The summer heat shimmers around me and I can hear the oscillating buzz of grasshoppers as I sit on my front steps. Time is stretching out and slowing down the way it does only for children. I don’t even realize I’m hungry until my mother appears with a pile of vermilion stalks on a plate, with a little bowl next to it. I dip a rhubarb piece into the sugar in the bowl and bite down, savouring the shock of the sharp juicy sour crunch.
Rhubarb grew in a shady corner of our backyard, looking like horizontal ruffled elephant ears. We’d pick the stems before they got too thick and woody, and cook them in jams and pies, while the children would often eat them raw with sugar as a treat. Even though I hated celery and complained about its strings, I’d tear into rhubarb stalks with relish and valued the stringy fibres that straggled behind for their ability to hold extra sugar when I swept the stem through the sugar dish.
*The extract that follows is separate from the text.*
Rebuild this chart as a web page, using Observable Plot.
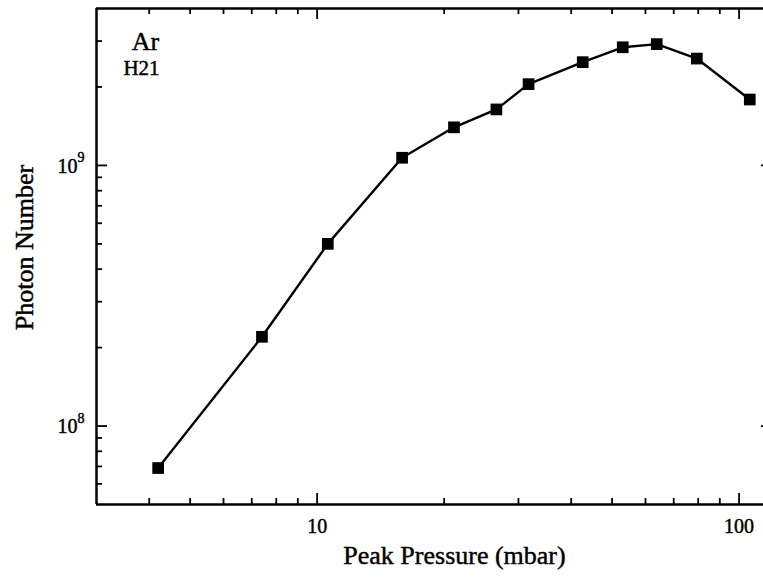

Ferran Adria offers a more sophisticated version of this childhood treat in el Bulli: 2003-2004. He takes tender young raw rhubarb, carefully trimmed to minimize the tough fibres, and rolls them in demerara sugar and black pepper. It’s a sharp dish -- the crystals of the sugar and the pepper’s heat seem to emphasize the sour taste -- but the added flavours round it out as well. It’s surprisingly elegant for such a simple preparation.
It's also a perfect dish for the latest edition of Sugar High Friday, hosted by the passionate cook, which is all about going local. Not only does rhubarb grow like a weed in our home province, Ontario, but the rhubarb we used to make our version of this dish was given to us by our friend Jill, who harvested the stalks from her mother's garden.
My parents no longer live at that house, but their current home does have another crop in the backyard. Wild blueberry bushes dot the rocky brush behind their house in Sudbury, and it was an easy task to step out for fifteen minutes and return with a small pail of sapphire-hued treasures. I say "was." Construction crews are building a new housing development right over the backyard berry patch. Sudbury’s economic boom is bad news for my blueberry pancake habit, which my mom has indulged during every summertime visit. At least the construction reduces the chance of hungry bears coming into the yard, lured by the berries.
And there is simply no comparison between wild and farmed blueberries -- one of the reasons I gorge myself on blueberries at my parents’ house. Sure, the domestic ones are just as pretty and twice the size, but they’re completely flat in flavour. The wild ones pack a whallop of acidity and sweetness into each tiny globe, worth every sunburn and mosquito bite and sore back from picking that I’ve endured in their pursuit.
Regan Daley agrees. "There is one thing you must remember in order to make this pie: YOU NEED WILD BERRIES! Never use the cultivated ones. They make lousy pies, and lousy everything else for that matter," she states in her book In The Sweet Kitchen. Blueberry pie has never been a real favourite
of mine, but I’d picked and brought back several pints of berries from my last visit, Rob was eager to try it, and Regan had not yet steered us wrong.
Her track record is still perfect. The crust, made with lard and butter, is phenomenal: light and crisp and flaky, we chased the last bits around the plate with our forks, unwilling to let any crumb go uneaten. And the filling! Rather than the stodgy, almost solid gel of store-bought blueberry pie, this is a juicy confederation of berries in all their summer glory.
We ate an astounding amount of the pie when it was fresh from the oven, and an even more surprising amount the next morning. The recipe specifically mentions that, being comprised of flour, egg, and fruit, blueberry pie is an "honourable" breakfast food. And though it may not be my mom's pancakes, it extends the tradition of fashioning simple, delicious treats from the bounty in the backyard.